## [Exercise]
Give again exactly the lines that run from the start of the records to the line holding "df = pd.DataFrame(rows)", both ends counted. Do not include the pictures.

--

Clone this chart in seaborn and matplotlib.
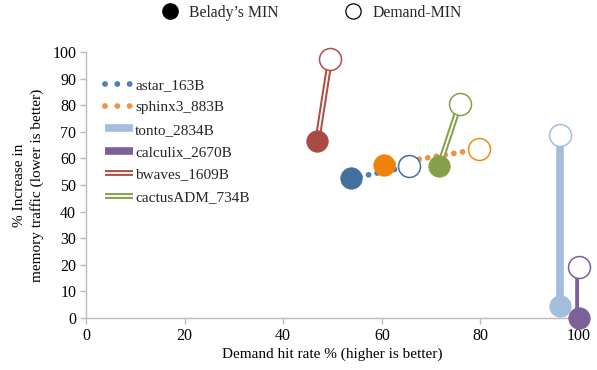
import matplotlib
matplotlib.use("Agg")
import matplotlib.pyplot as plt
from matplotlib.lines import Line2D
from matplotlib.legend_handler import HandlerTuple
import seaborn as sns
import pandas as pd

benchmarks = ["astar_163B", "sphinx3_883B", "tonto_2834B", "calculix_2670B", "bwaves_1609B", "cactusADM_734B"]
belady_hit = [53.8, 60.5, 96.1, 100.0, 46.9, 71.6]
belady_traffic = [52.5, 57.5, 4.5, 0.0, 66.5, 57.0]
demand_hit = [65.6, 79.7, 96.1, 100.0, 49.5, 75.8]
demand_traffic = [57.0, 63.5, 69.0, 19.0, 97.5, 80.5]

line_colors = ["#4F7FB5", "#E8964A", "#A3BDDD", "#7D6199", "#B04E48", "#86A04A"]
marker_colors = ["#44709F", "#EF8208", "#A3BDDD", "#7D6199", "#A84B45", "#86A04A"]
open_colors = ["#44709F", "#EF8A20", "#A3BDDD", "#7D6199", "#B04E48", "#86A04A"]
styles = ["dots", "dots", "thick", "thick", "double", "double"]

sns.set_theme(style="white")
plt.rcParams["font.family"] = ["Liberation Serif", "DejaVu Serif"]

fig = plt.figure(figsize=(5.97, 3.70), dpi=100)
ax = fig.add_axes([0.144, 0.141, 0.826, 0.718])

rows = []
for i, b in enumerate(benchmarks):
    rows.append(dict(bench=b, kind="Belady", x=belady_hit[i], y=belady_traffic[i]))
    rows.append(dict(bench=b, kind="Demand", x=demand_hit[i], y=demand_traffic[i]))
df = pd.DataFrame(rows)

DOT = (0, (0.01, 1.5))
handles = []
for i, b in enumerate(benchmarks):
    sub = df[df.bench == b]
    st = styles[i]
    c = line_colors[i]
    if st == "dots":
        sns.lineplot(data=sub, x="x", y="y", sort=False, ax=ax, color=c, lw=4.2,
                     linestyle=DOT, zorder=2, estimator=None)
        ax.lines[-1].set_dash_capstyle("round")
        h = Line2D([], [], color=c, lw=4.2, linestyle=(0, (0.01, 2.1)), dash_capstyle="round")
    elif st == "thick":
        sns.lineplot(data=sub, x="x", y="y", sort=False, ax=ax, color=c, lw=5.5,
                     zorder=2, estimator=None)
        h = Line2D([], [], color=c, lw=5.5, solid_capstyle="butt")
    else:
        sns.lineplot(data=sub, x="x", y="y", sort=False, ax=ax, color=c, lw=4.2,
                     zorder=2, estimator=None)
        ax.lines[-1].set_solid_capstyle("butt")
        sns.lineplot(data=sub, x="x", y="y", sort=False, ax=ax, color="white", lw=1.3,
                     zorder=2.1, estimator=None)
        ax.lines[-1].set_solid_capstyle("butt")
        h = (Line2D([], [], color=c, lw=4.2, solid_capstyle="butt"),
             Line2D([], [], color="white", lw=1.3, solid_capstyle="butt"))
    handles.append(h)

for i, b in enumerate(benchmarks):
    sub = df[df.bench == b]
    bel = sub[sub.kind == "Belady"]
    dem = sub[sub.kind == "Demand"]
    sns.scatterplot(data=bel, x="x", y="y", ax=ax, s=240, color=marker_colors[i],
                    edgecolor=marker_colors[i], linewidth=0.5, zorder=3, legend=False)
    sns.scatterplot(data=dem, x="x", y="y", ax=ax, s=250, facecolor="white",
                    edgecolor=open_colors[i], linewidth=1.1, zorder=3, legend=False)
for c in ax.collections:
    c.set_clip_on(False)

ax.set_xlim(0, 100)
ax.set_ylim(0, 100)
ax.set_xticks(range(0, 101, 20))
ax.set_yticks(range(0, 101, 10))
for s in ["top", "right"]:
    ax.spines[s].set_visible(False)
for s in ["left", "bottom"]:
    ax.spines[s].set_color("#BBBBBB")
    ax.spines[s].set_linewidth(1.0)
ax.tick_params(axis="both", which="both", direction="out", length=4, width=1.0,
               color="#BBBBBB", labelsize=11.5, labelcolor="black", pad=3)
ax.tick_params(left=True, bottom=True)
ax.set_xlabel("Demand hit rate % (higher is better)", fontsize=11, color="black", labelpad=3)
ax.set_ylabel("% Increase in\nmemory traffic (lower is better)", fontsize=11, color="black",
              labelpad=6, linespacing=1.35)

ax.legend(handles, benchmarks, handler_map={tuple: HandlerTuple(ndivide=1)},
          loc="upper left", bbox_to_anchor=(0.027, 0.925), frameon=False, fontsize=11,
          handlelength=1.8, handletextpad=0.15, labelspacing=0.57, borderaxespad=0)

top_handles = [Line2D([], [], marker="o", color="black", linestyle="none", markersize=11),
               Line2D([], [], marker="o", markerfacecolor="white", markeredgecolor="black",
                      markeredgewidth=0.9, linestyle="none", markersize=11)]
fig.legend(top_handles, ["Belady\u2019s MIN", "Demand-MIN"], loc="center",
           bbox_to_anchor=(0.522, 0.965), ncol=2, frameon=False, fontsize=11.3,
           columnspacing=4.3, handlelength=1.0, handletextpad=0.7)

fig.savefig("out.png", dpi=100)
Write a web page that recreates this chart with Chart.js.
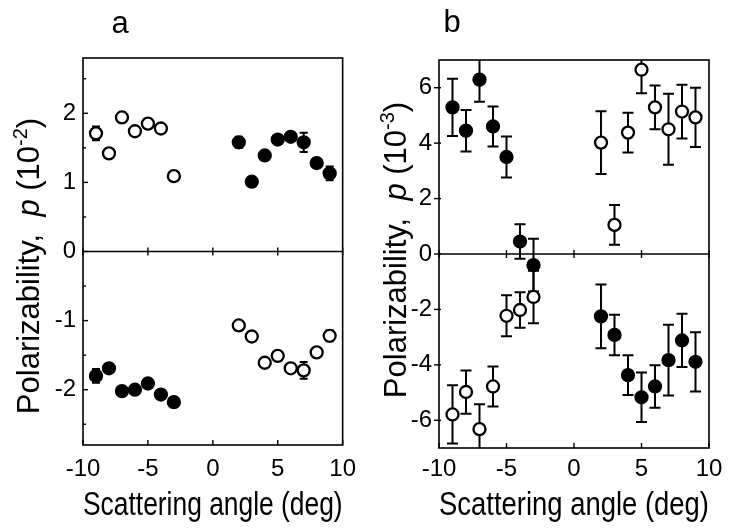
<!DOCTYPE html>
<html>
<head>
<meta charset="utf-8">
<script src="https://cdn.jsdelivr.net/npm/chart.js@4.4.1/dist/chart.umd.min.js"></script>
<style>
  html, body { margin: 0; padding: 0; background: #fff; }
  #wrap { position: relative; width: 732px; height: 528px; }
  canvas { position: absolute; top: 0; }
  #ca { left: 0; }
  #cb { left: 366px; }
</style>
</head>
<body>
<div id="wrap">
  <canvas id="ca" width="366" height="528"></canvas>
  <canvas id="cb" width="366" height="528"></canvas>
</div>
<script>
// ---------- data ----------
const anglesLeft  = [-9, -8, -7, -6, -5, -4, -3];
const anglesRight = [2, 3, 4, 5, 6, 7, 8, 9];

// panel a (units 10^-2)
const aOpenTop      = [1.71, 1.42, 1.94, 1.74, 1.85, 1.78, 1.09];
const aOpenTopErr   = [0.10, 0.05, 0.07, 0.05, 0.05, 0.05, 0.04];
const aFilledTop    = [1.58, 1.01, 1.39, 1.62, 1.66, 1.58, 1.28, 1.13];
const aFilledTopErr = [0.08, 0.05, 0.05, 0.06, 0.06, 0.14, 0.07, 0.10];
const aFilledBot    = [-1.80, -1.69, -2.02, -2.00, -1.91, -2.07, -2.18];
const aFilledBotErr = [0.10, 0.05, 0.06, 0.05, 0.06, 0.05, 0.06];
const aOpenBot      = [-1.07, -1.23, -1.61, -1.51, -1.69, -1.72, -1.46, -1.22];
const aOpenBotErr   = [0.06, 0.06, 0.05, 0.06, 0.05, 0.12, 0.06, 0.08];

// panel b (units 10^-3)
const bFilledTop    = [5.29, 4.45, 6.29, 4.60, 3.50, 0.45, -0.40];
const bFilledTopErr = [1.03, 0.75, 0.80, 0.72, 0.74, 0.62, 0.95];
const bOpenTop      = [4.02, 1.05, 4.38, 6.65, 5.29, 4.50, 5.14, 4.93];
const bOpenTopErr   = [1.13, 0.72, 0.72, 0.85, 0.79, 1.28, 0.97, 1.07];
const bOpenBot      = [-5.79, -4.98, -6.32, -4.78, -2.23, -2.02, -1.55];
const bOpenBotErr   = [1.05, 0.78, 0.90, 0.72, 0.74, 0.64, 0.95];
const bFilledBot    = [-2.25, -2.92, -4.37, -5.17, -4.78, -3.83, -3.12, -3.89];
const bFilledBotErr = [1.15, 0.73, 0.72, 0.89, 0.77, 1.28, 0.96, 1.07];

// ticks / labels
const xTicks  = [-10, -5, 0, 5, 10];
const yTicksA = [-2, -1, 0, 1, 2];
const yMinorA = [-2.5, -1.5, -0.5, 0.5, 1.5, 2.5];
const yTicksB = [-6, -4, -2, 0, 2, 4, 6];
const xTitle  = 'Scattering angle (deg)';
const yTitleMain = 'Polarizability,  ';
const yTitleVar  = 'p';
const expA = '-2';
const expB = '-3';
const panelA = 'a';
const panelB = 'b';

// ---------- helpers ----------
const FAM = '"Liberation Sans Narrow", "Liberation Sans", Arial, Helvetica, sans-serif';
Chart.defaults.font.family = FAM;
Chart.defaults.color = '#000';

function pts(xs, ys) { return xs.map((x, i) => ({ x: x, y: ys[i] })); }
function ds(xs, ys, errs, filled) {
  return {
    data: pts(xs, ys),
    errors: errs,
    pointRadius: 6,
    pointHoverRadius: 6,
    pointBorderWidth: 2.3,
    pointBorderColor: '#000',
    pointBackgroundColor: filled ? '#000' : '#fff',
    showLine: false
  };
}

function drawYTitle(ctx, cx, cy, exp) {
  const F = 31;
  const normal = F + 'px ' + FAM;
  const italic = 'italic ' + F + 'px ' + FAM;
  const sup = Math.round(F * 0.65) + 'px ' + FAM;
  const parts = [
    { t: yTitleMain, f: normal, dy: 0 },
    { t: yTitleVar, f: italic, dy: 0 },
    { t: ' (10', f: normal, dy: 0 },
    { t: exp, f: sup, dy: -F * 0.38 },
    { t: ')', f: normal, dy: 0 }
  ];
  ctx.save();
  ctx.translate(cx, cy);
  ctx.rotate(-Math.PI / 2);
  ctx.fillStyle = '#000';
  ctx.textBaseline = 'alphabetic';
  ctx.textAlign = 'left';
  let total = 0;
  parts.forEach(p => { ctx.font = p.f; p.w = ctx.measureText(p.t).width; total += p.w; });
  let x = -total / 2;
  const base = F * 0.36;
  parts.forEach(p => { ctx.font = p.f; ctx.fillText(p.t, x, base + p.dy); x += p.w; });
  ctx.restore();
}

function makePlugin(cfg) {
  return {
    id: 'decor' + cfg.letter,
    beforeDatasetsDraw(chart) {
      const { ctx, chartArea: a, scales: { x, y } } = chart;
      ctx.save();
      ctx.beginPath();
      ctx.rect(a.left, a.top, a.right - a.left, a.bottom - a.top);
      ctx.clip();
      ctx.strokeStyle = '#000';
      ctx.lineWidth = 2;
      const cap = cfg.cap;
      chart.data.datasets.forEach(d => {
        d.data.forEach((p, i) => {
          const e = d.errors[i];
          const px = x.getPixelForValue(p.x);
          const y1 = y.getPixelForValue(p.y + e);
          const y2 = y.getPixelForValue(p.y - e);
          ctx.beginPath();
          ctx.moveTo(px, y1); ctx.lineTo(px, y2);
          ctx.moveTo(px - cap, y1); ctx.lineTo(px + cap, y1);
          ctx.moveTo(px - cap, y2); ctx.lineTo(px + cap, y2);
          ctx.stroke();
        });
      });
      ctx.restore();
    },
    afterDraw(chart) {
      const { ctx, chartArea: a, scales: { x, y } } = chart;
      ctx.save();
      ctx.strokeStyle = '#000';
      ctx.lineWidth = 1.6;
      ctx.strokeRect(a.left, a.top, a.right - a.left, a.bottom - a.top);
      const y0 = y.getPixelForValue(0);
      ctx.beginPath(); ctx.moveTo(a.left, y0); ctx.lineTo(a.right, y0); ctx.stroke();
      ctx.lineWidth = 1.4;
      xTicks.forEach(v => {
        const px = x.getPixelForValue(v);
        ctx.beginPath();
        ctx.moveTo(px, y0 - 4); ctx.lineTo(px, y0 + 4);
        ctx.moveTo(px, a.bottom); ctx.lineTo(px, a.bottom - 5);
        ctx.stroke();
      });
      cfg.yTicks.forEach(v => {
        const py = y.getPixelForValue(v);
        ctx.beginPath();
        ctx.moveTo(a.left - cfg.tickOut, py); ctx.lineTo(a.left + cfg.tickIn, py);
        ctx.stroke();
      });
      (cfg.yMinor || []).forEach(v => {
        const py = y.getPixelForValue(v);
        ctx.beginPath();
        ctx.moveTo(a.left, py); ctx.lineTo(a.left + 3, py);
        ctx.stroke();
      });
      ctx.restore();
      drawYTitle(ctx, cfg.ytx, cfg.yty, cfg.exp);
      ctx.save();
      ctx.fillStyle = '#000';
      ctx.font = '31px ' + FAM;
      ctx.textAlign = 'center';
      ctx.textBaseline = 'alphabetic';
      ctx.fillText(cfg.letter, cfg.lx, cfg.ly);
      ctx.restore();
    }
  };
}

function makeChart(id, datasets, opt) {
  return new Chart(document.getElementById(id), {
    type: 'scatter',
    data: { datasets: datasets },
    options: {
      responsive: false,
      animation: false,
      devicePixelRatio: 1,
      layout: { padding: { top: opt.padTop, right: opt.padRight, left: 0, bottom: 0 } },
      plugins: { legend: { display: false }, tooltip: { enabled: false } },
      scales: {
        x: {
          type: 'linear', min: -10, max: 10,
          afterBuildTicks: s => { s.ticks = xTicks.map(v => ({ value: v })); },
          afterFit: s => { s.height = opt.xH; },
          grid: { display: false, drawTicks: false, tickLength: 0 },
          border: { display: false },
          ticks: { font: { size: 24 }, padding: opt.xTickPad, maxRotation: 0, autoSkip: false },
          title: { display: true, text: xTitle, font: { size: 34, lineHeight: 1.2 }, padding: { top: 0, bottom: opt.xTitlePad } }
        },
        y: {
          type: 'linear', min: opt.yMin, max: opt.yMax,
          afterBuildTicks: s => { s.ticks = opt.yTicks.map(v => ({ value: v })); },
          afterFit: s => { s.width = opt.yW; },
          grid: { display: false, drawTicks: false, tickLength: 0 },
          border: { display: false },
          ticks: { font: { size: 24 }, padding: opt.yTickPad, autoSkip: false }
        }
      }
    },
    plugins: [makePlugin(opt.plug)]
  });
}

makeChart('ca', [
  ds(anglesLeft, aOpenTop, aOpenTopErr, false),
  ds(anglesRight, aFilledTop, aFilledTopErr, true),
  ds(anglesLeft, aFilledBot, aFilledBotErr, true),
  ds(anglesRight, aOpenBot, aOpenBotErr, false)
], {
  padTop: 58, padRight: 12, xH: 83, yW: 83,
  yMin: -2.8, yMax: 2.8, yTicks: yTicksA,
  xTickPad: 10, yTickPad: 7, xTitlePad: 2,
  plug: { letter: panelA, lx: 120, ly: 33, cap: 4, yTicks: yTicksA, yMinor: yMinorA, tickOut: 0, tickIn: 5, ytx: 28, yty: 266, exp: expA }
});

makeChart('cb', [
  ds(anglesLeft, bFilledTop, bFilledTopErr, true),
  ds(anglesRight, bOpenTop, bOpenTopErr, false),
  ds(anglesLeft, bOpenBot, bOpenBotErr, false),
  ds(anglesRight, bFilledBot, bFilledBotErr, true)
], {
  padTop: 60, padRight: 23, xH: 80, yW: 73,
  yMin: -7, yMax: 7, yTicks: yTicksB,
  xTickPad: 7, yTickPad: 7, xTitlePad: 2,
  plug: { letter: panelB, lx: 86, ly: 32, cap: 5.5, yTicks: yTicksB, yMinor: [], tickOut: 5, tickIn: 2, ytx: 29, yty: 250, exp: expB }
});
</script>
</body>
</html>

--

## [Final answer]
Clone this chart in seaborn and matplotlib.
import matplotlib
matplotlib.use("Agg")
import matplotlib.pyplot as plt
from matplotlib.lines import Line2D
from matplotlib.legend_handler import HandlerTuple
import seaborn as sns
import pandas as pd

benchmarks = ["astar_163B", "sphinx3_883B", "tonto_2834B", "calculix_2670B", "bwaves_1609B", "cactusADM_734B"]
belady_hit = [53.8, 60.5, 96.1, 100.0, 46.9, 71.6]
belady_traffic = [52.5, 57.5, 4.5, 0.0, 66.5, 57.0]
demand_hit = [65.6, 79.7, 96.1, 100.0, 49.5, 75.8]
demand_traffic = [57.0, 63.5, 69.0, 19.0, 97.5, 80.5]

line_colors = ["#4F7FB5", "#E8964A", "#A3BDDD", "#7D6199", "#B04E48", "#86A04A"]
marker_colors = ["#44709F", "#EF8208", "#A3BDDD", "#7D6199", "#A84B45", "#86A04A"]
open_colors = ["#44709F", "#EF8A20", "#A3BDDD", "#7D6199", "#B04E48", "#86A04A"]
styles = ["dots", "dots", "thick", "thick", "double", "double"]

sns.set_theme(style="white")
plt.rcParams["font.family"] = ["Liberation Serif", "DejaVu Serif"]

fig = plt.figure(figsize=(5.97, 3.70), dpi=100)
ax = fig.add_axes([0.144, 0.141, 0.826, 0.718])

rows = []
for i, b in enumerate(benchmarks):
    rows.append(dict(bench=b, kind="Belady", x=belady_hit[i], y=belady_traffic[i]))
    rows.append(dict(bench=b, kind="Demand", x=demand_hit[i], y=demand_traffic[i]))
df = pd.DataFrame(rows)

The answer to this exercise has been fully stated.